- [SHORT PROBLEM]: Without the pictures, set down every line of the data exactly.

- [PROVIDED MATERIAL]:
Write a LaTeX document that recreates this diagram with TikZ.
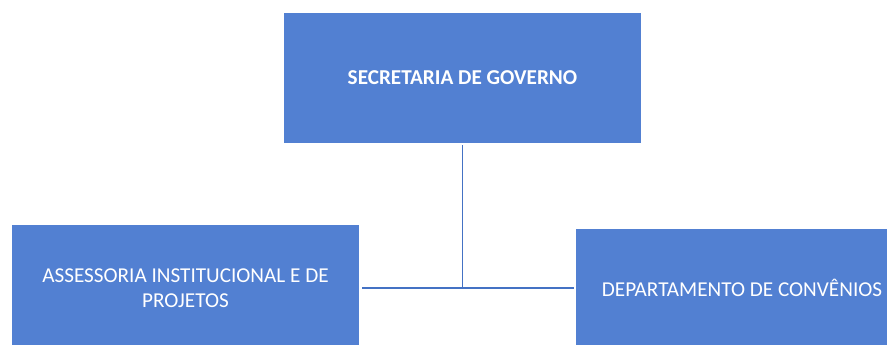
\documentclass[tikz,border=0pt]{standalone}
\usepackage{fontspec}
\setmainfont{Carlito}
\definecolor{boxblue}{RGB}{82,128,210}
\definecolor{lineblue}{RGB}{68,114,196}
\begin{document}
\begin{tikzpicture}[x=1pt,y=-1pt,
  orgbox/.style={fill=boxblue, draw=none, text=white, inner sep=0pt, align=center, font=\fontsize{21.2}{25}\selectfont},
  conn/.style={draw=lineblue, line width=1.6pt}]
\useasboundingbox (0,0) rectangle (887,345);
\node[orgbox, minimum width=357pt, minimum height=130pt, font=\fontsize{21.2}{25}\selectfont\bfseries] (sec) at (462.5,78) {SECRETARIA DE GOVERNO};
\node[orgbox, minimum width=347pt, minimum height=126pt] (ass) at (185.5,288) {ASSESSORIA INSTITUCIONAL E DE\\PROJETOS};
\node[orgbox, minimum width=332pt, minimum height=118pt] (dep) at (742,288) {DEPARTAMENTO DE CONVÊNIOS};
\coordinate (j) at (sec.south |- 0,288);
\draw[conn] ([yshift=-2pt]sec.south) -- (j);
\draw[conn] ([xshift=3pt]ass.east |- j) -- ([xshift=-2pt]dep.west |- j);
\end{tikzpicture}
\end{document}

- [WRITTEN ANSWER]:
Write a LaTeX document that recreates this diagram with TikZ.
\documentclass[tikz,border=0pt]{standalone}
\usepackage{fontspec}
\setmainfont{Carlito}
\definecolor{boxblue}{RGB}{82,128,210}
\definecolor{lineblue}{RGB}{68,114,196}
\begin{document}
\begin{tikzpicture}[x=1pt,y=-1pt,
  orgbox/.style={fill=boxblue, draw=none, text=white, inner sep=0pt, align=center, font=\fontsize{21.2}{25}\selectfont},
  conn/.style={draw=lineblue, line width=1.6pt}]
\useasboundingbox (0,0) rectangle (887,345);
\node[orgbox, minimum width=357pt, minimum height=130pt, font=\fontsize{21.2}{25}\selectfont\bfseries] (sec) at (462.5,78) {SECRETARIA DE GOVERNO};
\node[orgbox, minimum width=347pt, minimum height=126pt] (ass) at (185.5,288) {ASSESSORIA INSTITUCIONAL E DE\\PROJETOS};
\node[orgbox, minimum width=332pt, minimum height=118pt] (dep) at (742,288) {DEPARTAMENTO DE CONVÊNIOS};
\coordinate (j) at (sec.south |- 0,288);
\draw[conn] ([yshift=-2pt]sec.south) -- (j);
\draw[conn] ([xshift=3pt]ass.east |- j) -- ([xshift=-2pt]dep.west |- j);
\end{tikzpicture}
\end{document}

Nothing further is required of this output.